(Exercise task):
Using the listing below, please gather every line containing the word "source".

(Records for the task):
** begin **
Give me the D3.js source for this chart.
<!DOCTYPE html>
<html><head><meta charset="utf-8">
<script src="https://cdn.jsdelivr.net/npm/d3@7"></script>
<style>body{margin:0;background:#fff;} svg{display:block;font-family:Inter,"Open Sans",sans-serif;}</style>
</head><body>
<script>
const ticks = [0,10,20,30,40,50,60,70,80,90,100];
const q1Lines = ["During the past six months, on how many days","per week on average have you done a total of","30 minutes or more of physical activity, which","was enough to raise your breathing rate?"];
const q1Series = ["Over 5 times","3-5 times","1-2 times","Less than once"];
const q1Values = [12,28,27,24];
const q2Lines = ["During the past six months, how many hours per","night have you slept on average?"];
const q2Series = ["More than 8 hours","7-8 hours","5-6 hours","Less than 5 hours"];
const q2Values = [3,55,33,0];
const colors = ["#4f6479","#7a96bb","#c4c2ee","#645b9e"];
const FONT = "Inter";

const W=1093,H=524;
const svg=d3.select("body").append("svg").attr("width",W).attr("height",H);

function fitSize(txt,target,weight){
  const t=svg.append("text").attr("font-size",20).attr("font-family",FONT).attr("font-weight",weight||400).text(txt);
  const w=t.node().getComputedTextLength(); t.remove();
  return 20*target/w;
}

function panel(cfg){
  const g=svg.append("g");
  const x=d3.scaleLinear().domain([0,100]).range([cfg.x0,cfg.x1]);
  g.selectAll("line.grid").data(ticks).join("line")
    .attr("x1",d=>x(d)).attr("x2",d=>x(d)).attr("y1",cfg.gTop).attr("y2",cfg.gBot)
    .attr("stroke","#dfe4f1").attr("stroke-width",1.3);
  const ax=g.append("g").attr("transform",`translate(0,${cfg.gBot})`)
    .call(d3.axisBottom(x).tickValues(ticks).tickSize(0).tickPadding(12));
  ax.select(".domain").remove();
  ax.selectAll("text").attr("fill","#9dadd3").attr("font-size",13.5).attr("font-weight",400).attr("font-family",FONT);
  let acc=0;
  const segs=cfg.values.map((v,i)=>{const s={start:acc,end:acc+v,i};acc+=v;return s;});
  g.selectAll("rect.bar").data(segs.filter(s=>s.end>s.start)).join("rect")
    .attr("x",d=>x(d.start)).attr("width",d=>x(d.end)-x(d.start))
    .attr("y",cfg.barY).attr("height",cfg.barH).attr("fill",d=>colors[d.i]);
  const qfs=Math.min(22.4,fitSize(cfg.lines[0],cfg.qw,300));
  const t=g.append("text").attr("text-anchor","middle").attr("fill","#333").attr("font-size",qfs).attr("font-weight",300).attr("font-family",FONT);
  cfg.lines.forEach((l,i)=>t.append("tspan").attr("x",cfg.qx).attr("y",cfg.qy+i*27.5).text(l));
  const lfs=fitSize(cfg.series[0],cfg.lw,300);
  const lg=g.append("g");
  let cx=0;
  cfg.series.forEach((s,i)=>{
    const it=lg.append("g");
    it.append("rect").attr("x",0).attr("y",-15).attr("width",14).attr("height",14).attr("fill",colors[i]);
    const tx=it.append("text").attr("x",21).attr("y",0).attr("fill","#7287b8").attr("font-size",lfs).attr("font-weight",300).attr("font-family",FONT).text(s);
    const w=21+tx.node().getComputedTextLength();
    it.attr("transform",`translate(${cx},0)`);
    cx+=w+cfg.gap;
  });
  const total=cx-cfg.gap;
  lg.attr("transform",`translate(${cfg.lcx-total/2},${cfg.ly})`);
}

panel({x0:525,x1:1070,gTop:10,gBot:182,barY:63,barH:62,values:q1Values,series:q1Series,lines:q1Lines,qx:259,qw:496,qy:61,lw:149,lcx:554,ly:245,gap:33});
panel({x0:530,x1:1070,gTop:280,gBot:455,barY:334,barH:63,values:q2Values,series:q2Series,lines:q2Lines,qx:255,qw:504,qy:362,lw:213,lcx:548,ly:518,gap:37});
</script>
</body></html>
** end **
** begin **
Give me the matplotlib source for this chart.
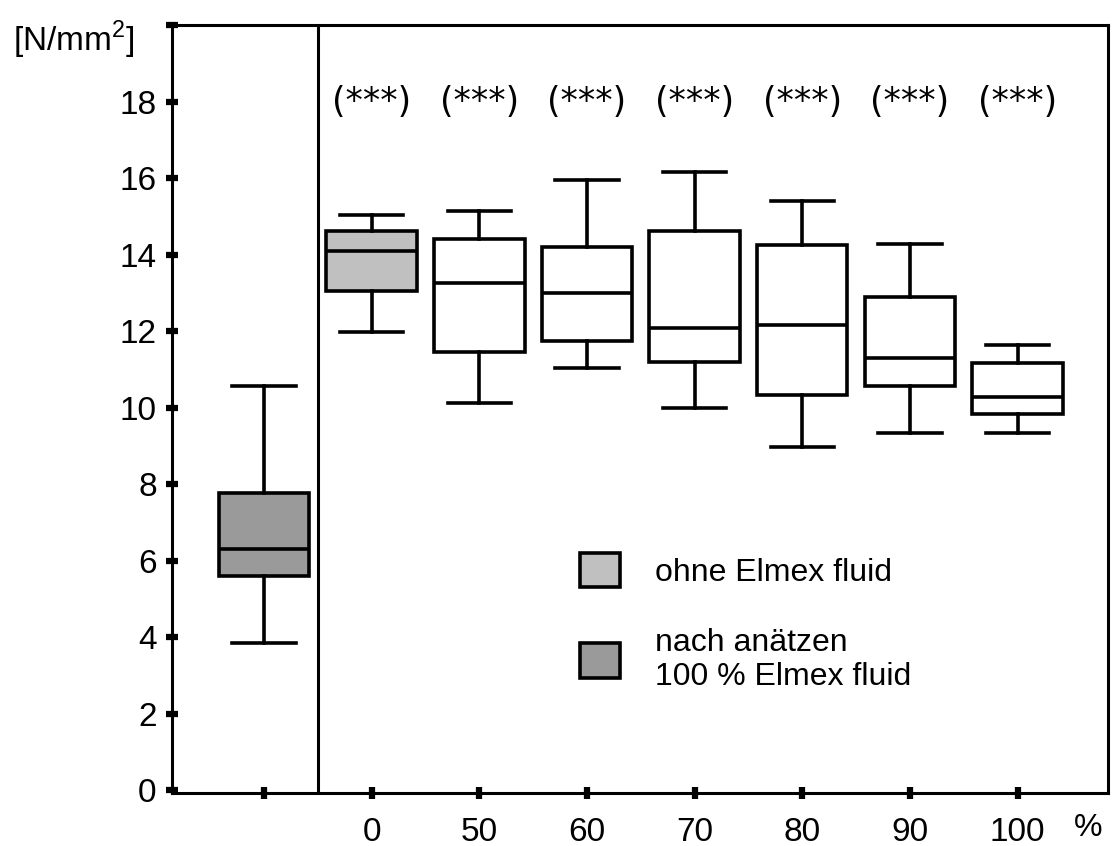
** end **
(Output of the exercise):
Give me the D3.js source for this chart.
Give me the matplotlib source for this chart.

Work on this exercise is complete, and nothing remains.